:: Data supplied ::
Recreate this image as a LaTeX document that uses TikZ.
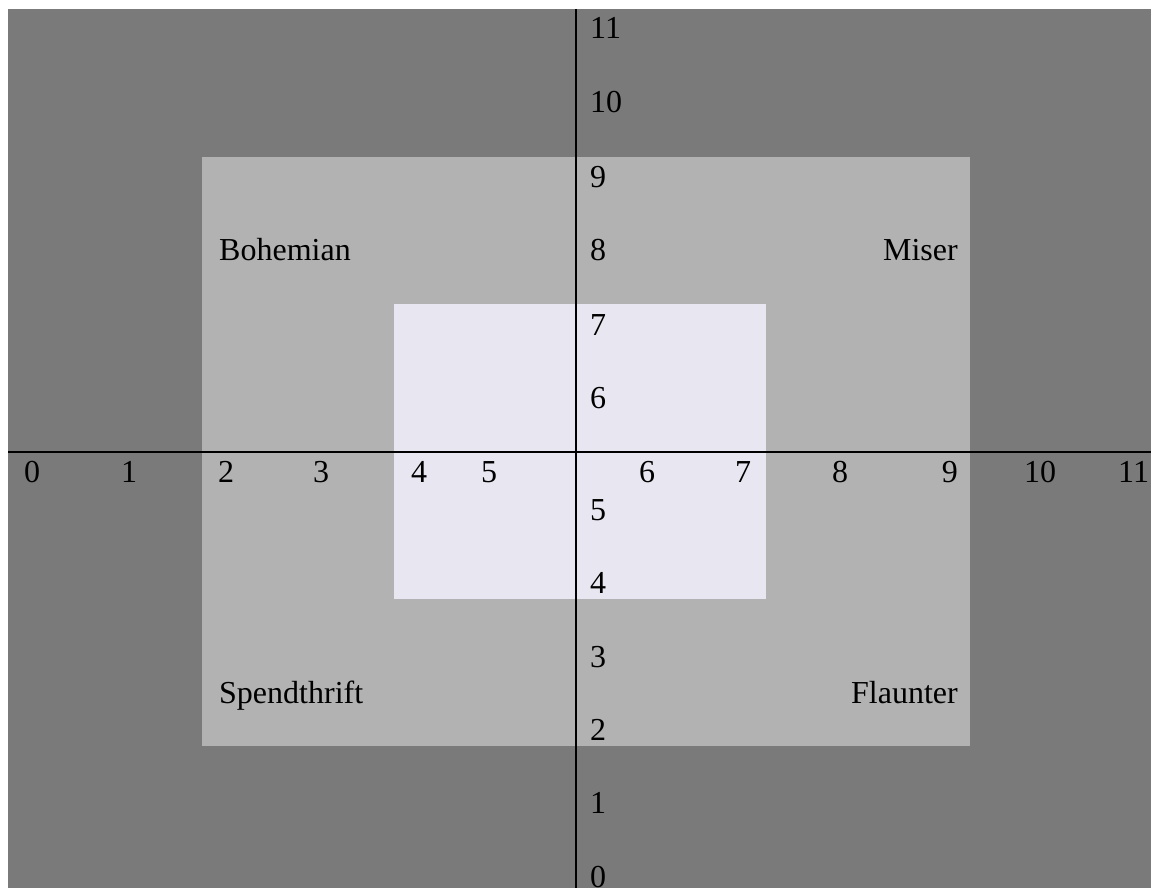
\documentclass[tikz,border=0pt]{standalone}
\usepackage{fontspec}
\setmainfont{Liberation Serif}
\definecolor{darkbg}{RGB}{122,122,122}
\definecolor{midbg}{RGB}{178,178,178}
\definecolor{innerbg}{RGB}{232,230,240}
\begin{document}
\begin{tikzpicture}[x=1pt,y=-1pt,
  lbl/.style={inner sep=0pt,font=\fontsize{32}{32}\selectfont},
  axisline/.style={line width=2pt,black}]
\useasboundingbox (0,0) rectangle (1151,888);
\fill[white] (0,0) rectangle (1151,888);
\fill[darkbg] (8,9) rectangle (1151,888);
\fill[midbg] (202,157) rectangle (970,746);
\fill[innerbg] (394,304) rectangle (766,599);
% axes
\coordinate (vt) at (576,9);
\coordinate (vb) at (576,888);
\coordinate (hl) at (8,452);
\coordinate (hr) at (1151,452);
\draw[axisline] (vt) -- (vb);
\draw[axisline] (hl) -- (hr);
% vertical axis labels
\node[lbl,anchor=base west] (y11) at (590,39) {11};
\node[lbl,anchor=base west] (y10) at (590,113) {10};
\node[lbl,anchor=base west] (y9) at (590,187) {9};
\node[lbl,anchor=base west] (y8) at (590,260) {8};
\node[lbl,anchor=base west] (y7) at (590,335) {7};
\node[lbl,anchor=base west] (y6) at (590,408) {6};
\node[lbl,anchor=base west] (y5) at (590,520) {5};
\node[lbl,anchor=base west] (y4) at (590,593) {4};
\node[lbl,anchor=base west] (y3) at (590,667) {3};
\node[lbl,anchor=base west] (y2) at (590,740) {2};
\node[lbl,anchor=base west] (y1) at (590,813) {1};
\node[lbl,anchor=base west] (y0) at (590,887) {0};
% horizontal axis labels
\node[lbl,anchor=base west] (x0) at (24,482) {0};
\node[lbl,anchor=base west] (x1) at (121,482) {1};
\node[lbl,anchor=base west] (x2) at (218,482) {2};
\node[lbl,anchor=base west] (x3) at (313,482) {3};
\node[lbl,anchor=base west] (x4) at (411,482) {4};
\node[lbl,anchor=base west] (x5) at (481,482) {5};
\node[lbl,anchor=base west] (x6) at (639,482) {6};
\node[lbl,anchor=base west] (x7) at (735,482) {7};
\node[lbl,anchor=base west] (x8) at (832,482) {8};
\node[lbl,anchor=base east] (x9) at (958,482) {9};
\node[lbl,anchor=base west] (x10) at (1024,482) {10};
\node[lbl,anchor=base west] (x11) at (1118,482) {11};
% quadrant labels
\node[lbl,anchor=base west] (boh) at (219,260) {Bohemian};
\node[lbl,anchor=base east] (mis) at (958,260) {Miser};
\node[lbl,anchor=base west] (spe) at (219,703) {Spendthrift};
\node[lbl,anchor=base east] (fla) at (958,703) {Flaunter};
\end{tikzpicture}
\end{document}
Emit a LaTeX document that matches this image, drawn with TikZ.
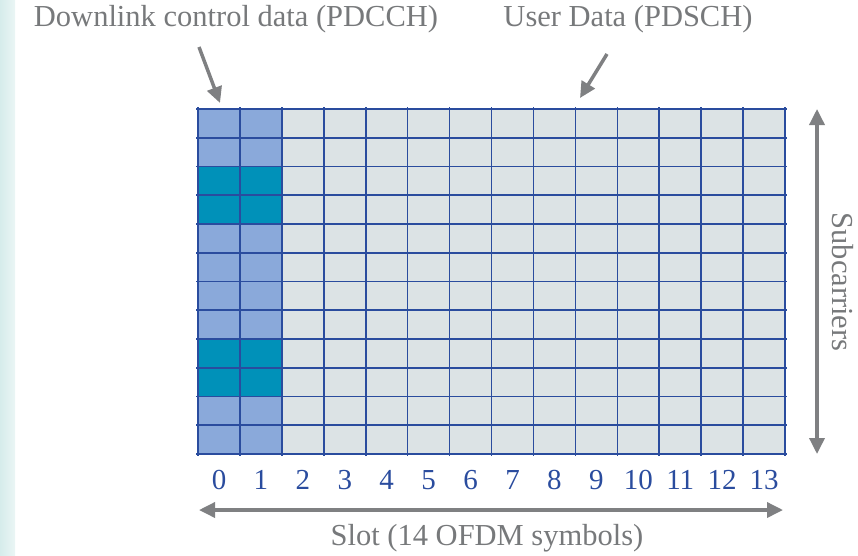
\documentclass[tikz,border=0pt]{standalone}
\usepackage{fontspec}
\setmainfont{Liberation Serif}
\usetikzlibrary{arrows.meta}
\definecolor{ctrlblue}{HTML}{8AA9DA}
\definecolor{ctrlteal}{HTML}{0091B9}
\definecolor{datagrey}{HTML}{DCE3E5}
\definecolor{gridblue}{HTML}{2A4C9E}
\definecolor{arrgrey}{HTML}{7F8082}
\definecolor{txtgrey}{HTML}{77797B}
\definecolor{stripbg}{HTML}{D6ECEB}
\tikzset{
  cellbox/.style={fill=datagrey, draw=none},
  gridln/.style={draw=gridblue, line width=1.6pt},
  pointer/.style={draw=arrgrey, line width=3.5pt, -{Triangle[length=16pt,width=15pt]}},
  span/.style={draw=arrgrey, line width=3.5pt, {Triangle[length=16pt,width=15pt]}-{Triangle[length=16pt,width=15pt]}},
  lbl/.style={text=txtgrey, font=\fontsize{30.5}{34}\selectfont, inner sep=0pt},
  num/.style={text=gridblue, font=\fontsize{29}{32}\selectfont, inner sep=0pt}
}
\begin{document}
\begin{tikzpicture}[x=1pt, y=-1pt]
          \useasboundingbox (0,0) rectangle (858,555);
          % faint strip of the slide background
          \shade[left color=stripbg, right color=stripbg!50] (0,0) rectangle (15,555);
          % resource grid: 14 symbols x 12 subcarriers
          \fill[cellbox] (198,109) rectangle (785,454);
          \fill[ctrlblue] (198,109) rectangle (282,454);
          \fill[ctrlteal] (198,166.5) rectangle (282,224);
          \fill[ctrlteal] (198,339) rectangle (282,396.5);
          \foreach \i in {0,...,14}
            \draw[gridln] (198+\i*41.93,107) -- (198+\i*41.93,456);
          \foreach \j in {0,...,12}
            \draw[gridln] (196,109+\j*28.75) -- (787,109+\j*28.75);
          \foreach \i in {0,...,13}
            \node[num] (sym\i) at (219+\i*41.93,480) {\i};
          \node[lbl] (pdcch) at (236,19) {Downlink control data (PDCCH)};
          \node[lbl] (pdsch) at (628,19) {User Data (PDSCH)};
          \coordinate (pdcchtip) at (220,103);
          \coordinate (pdschtip) at (580,98);
          \draw[pointer] (199,47) -- (pdcchtip);
          \draw[pointer] (607,54) -- (pdschtip);
          \coordinate (sctop) at (817,109);
          \coordinate (scbot) at (817,454);
          \draw[span] (sctop) -- (scbot);
          \node[lbl, rotate=-90] (subc) at (843,282) {Subcarriers};
          \coordinate (slotl) at (199,510);
          \coordinate (slotr) at (783,510);
          \draw[span] (slotl) -- (slotr);
          \node[lbl] (slot) at (487,538) {Slot (14 OFDM symbols)};
        \end{tikzpicture}
\end{document}
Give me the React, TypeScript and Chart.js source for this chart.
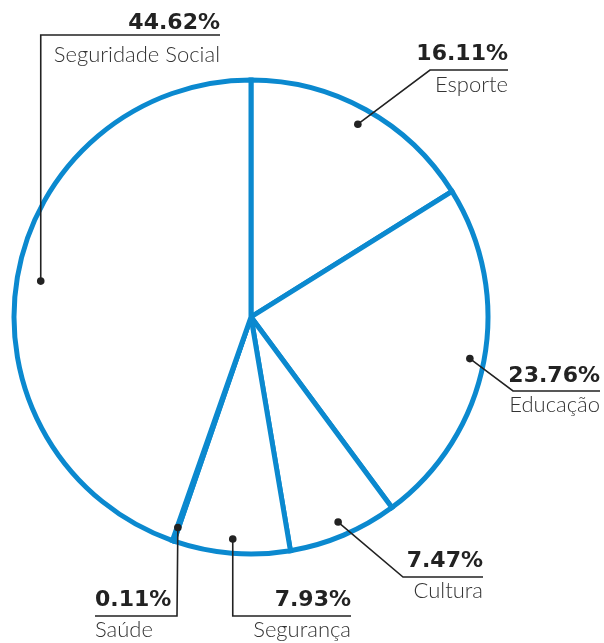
import React, { useEffect, useRef } from "react";
import { Chart, registerables } from "chart.js";

Chart.register(...registerables);

const categories = ["Esporte", "Educação", "Cultura", "Segurança", "Saúde", "Seguridade Social"];
const values = [16.11, 23.76, 7.47, 7.93, 0.11, 44.62];
const valueLabels = ["16.11%", "23.76%", "7.47%", "7.93%", "0.11%", "44.62%"];

// label placement, offsets from the pie centre (px)
const elbowX: (number | null)[] = [179, 262, 152, null, -74, null];
const elbowY = [-247, 74, 260, 299, 299, -282];
const lineEndX = [257, 349, 232, 100, -156, -31];
const pctGap = [10, 9, 10, 10, 10, 6];
const nameGap = [22, 21, 21, 21, 21, 27];
const dotRatio = [0.93, 0.94, 0.94, 0.94, 0.94, 0.9];

const BLUE = "#0b89cf";
const INK = "#222222";

const labelPlugin = {
  id: "pieLabels",
  afterDraw(chart: any) {
    const ctx = chart.ctx;
    const meta = chart.getDatasetMeta(0);
    meta.data.forEach((arc: any, i: number) => {
      const { x, y, startAngle, endAngle, outerRadius } = arc.getProps(
        ["x", "y", "startAngle", "endAngle", "outerRadius"],
        true
      );
      const mid = (startAngle + endAngle) / 2;
      const r = outerRadius * dotRatio[i];
      const dx = x + Math.cos(mid) * r;
      const dy = y + Math.sin(mid) * r;
      const ex = elbowX[i] === null ? dx : x + (elbowX[i] as number);
      const ey = y + elbowY[i];
      const endX = x + lineEndX[i];
      ctx.save();
      ctx.strokeStyle = INK;
      ctx.lineWidth = 1.6;
      ctx.beginPath();
      ctx.moveTo(dx, dy);
      ctx.lineTo(ex, ey);
      ctx.lineTo(endX, ey);
      ctx.stroke();
      ctx.fillStyle = INK;
      ctx.beginPath();
      ctx.arc(dx, dy, 3.8, 0, Math.PI * 2);
      ctx.fill();
      const right = endX > ex;
      ctx.textAlign = right ? "right" : "left";
      ctx.textBaseline = "alphabetic";
      ctx.font = "bold 22px 'DejaVu Sans', sans-serif";
      ctx.fillText(valueLabels[i], endX, ey - pctGap[i]);
      ctx.fillStyle = "#333333";
      ctx.font = "300 22px Lato, 'DejaVu Sans', sans-serif";
      ctx.fillText(categories[i], endX, ey + nameGap[i]);
      ctx.restore();
    });
  },
};

export default function App() {
  const ref = useRef<HTMLCanvasElement | null>(null);
  useEffect(() => {
    if (!ref.current) return;
    const chart = new Chart(ref.current, {
      type: "pie",
      data: {
        labels: categories,
        datasets: [
          {
            data: values,
            backgroundColor: "#ffffff",
            borderColor: BLUE,
            borderWidth: 5,
            borderJoinStyle: "miter" as any,
            hoverOffset: 0,
          },
        ],
      },
      options: {
        responsive: false,
        animation: false,
        radius: 237,
        layout: { padding: { left: 0, right: 102, top: 0, bottom: 9 } },
        plugins: {
          legend: { display: false },
          tooltip: { enabled: false },
        },
        events: [],
      } as any,
      plugins: [labelPlugin],
    });
    return () => chart.destroy();
  }, []);
  return (
    <div style={{ position: "absolute", left: 0, top: 0, width: 604, height: 643, background: "#fff" }}>
      <canvas ref={ref} width={604} height={643} />
    </div>
  );
}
:::
● **What is needed**
Nothing but the lines from the one with "Give me the" through the one with "Chart.register(...registerables);" should be copied, word for word. Pictures are left out.

● **Correct answer**
Give me the React, TypeScript and Chart.js source for this chart.
import React, { useEffect, useRef } from "react";
import { Chart, registerables } from "chart.js";

Chart.register(...registerables);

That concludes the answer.